## Start Records for processing

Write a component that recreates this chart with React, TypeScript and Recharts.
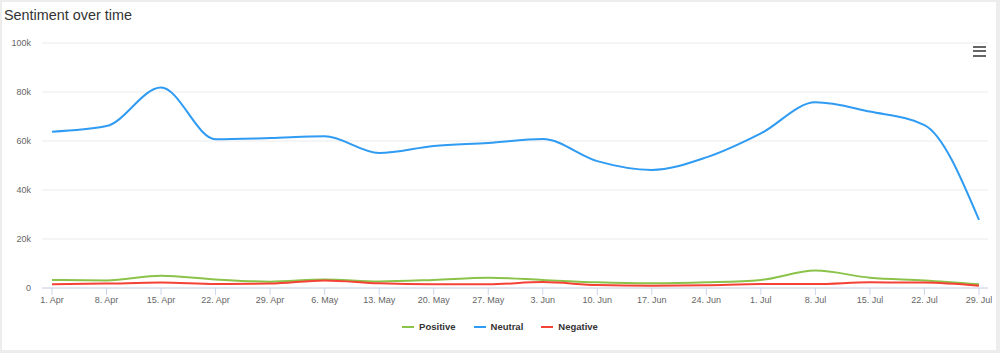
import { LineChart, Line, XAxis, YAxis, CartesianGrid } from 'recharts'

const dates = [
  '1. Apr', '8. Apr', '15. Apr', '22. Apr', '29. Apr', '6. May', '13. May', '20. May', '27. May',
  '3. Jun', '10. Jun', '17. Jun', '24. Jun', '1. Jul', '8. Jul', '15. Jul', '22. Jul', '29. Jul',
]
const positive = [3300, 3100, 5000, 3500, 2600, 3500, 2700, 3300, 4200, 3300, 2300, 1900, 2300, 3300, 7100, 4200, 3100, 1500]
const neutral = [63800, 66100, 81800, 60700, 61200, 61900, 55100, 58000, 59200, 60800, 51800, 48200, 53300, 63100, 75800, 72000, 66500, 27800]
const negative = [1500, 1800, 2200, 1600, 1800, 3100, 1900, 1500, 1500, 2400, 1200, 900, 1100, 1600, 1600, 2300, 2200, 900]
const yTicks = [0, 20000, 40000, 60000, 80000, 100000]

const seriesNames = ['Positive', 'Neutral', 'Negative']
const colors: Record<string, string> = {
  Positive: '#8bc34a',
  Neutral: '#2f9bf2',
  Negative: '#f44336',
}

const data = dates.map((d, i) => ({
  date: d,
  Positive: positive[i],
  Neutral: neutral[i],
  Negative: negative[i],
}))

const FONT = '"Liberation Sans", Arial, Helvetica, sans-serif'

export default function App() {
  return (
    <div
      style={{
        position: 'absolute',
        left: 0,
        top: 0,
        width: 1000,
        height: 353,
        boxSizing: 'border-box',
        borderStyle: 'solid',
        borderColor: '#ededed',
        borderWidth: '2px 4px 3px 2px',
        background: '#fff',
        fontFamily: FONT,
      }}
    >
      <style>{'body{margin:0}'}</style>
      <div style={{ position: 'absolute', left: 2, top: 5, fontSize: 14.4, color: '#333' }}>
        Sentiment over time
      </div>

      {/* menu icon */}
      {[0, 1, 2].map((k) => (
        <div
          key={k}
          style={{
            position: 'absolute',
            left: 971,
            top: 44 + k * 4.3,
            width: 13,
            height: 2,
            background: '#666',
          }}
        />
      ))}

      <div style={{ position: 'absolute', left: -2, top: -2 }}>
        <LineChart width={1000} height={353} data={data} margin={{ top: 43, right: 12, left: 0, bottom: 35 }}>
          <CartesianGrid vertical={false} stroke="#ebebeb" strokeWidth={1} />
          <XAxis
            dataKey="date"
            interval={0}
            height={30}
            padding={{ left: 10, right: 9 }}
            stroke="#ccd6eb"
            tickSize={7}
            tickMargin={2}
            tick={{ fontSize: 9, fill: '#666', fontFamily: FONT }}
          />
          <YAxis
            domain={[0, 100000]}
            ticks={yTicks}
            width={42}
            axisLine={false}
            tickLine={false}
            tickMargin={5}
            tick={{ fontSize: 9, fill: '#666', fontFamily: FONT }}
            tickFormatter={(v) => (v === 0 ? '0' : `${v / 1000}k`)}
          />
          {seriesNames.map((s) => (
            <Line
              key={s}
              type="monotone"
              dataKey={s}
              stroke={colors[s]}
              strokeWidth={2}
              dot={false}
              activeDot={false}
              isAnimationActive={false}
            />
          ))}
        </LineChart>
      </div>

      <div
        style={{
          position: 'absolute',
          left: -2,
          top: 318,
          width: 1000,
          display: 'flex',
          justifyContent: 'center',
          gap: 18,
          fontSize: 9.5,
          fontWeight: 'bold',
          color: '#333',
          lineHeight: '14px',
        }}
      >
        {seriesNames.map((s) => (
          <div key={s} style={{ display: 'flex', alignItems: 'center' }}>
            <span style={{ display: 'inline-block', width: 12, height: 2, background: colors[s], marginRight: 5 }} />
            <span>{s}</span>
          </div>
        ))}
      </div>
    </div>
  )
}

## End Records for processing
## Start Records for processing

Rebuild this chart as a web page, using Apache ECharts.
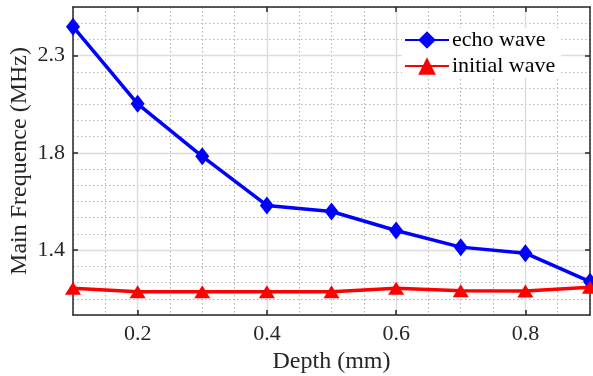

## End Records for processing
## Start Records for processing

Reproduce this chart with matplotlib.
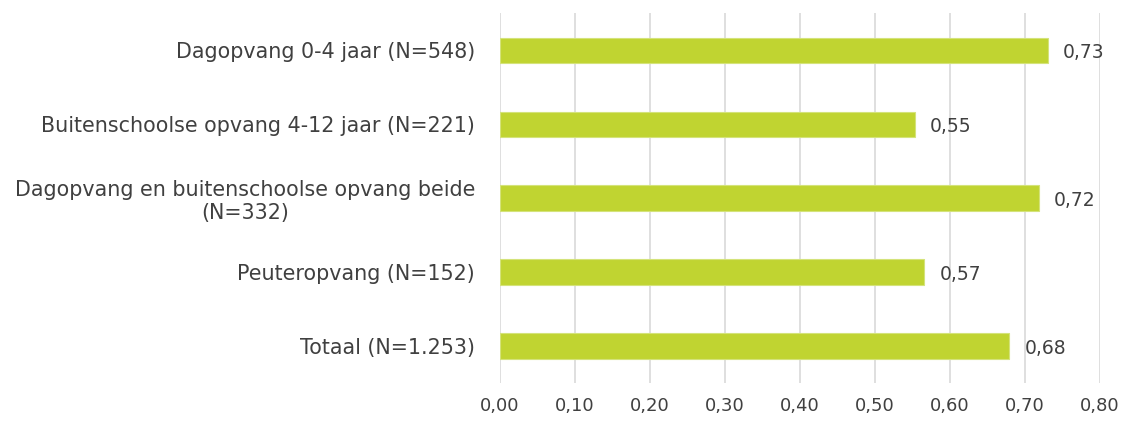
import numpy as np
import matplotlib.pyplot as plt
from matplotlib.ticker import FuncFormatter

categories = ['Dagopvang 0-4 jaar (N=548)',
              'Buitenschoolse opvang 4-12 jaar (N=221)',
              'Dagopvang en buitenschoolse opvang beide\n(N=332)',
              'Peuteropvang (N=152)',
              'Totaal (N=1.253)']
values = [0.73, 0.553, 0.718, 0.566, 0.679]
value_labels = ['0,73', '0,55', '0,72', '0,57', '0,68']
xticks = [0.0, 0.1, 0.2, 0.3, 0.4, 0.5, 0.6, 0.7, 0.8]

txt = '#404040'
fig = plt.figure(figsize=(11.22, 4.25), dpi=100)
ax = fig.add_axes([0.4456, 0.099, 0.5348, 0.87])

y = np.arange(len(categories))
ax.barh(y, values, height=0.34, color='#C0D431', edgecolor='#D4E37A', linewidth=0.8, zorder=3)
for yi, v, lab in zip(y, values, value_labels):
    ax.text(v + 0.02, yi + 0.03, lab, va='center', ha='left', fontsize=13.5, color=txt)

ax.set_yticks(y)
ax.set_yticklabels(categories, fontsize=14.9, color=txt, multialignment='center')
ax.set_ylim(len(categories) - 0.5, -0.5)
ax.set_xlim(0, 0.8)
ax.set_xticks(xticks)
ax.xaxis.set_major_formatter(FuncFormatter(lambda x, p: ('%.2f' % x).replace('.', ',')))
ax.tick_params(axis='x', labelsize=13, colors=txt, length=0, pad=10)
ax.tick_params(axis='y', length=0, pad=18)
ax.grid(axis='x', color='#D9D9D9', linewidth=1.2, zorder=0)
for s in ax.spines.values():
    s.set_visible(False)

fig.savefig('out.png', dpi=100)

## End Records for processing

• [Exercise aim]:
Using the data above, copy exactly the lines from the one containing "Write a component" to the one containing "Arial, Helvetica, sans-serif'", inclusive. Exclude the pictures.

• [Answer to this problem]:
Write a component that recreates this chart with React, TypeScript and Recharts.
import { LineChart, Line, XAxis, YAxis, CartesianGrid } from 'recharts'

const dates = [
  '1. Apr', '8. Apr', '15. Apr', '22. Apr', '29. Apr', '6. May', '13. May', '20. May', '27. May',
  '3. Jun', '10. Jun', '17. Jun', '24. Jun', '1. Jul', '8. Jul', '15. Jul', '22. Jul', '29. Jul',
]
const positive = [3300, 3100, 5000, 3500, 2600, 3500, 2700, 3300, 4200, 3300, 2300, 1900, 2300, 3300, 7100, 4200, 3100, 1500]
const neutral = [63800, 66100, 81800, 60700, 61200, 61900, 55100, 58000, 59200, 60800, 51800, 48200, 53300, 63100, 75800, 72000, 66500, 27800]
const negative = [1500, 1800, 2200, 1600, 1800, 3100, 1900, 1500, 1500, 2400, 1200, 900, 1100, 1600, 1600, 2300, 2200, 900]
const yTicks = [0, 20000, 40000, 60000, 80000, 100000]

const seriesNames = ['Positive', 'Neutral', 'Negative']
const colors: Record<string, string> = {
  Positive: '#8bc34a',
  Neutral: '#2f9bf2',
  Negative: '#f44336',
}

const data = dates.map((d, i) => ({
  date: d,
  Positive: positive[i],
  Neutral: neutral[i],
  Negative: negative[i],
}))

const FONT = '"Liberation Sans", Arial, Helvetica, sans-serif'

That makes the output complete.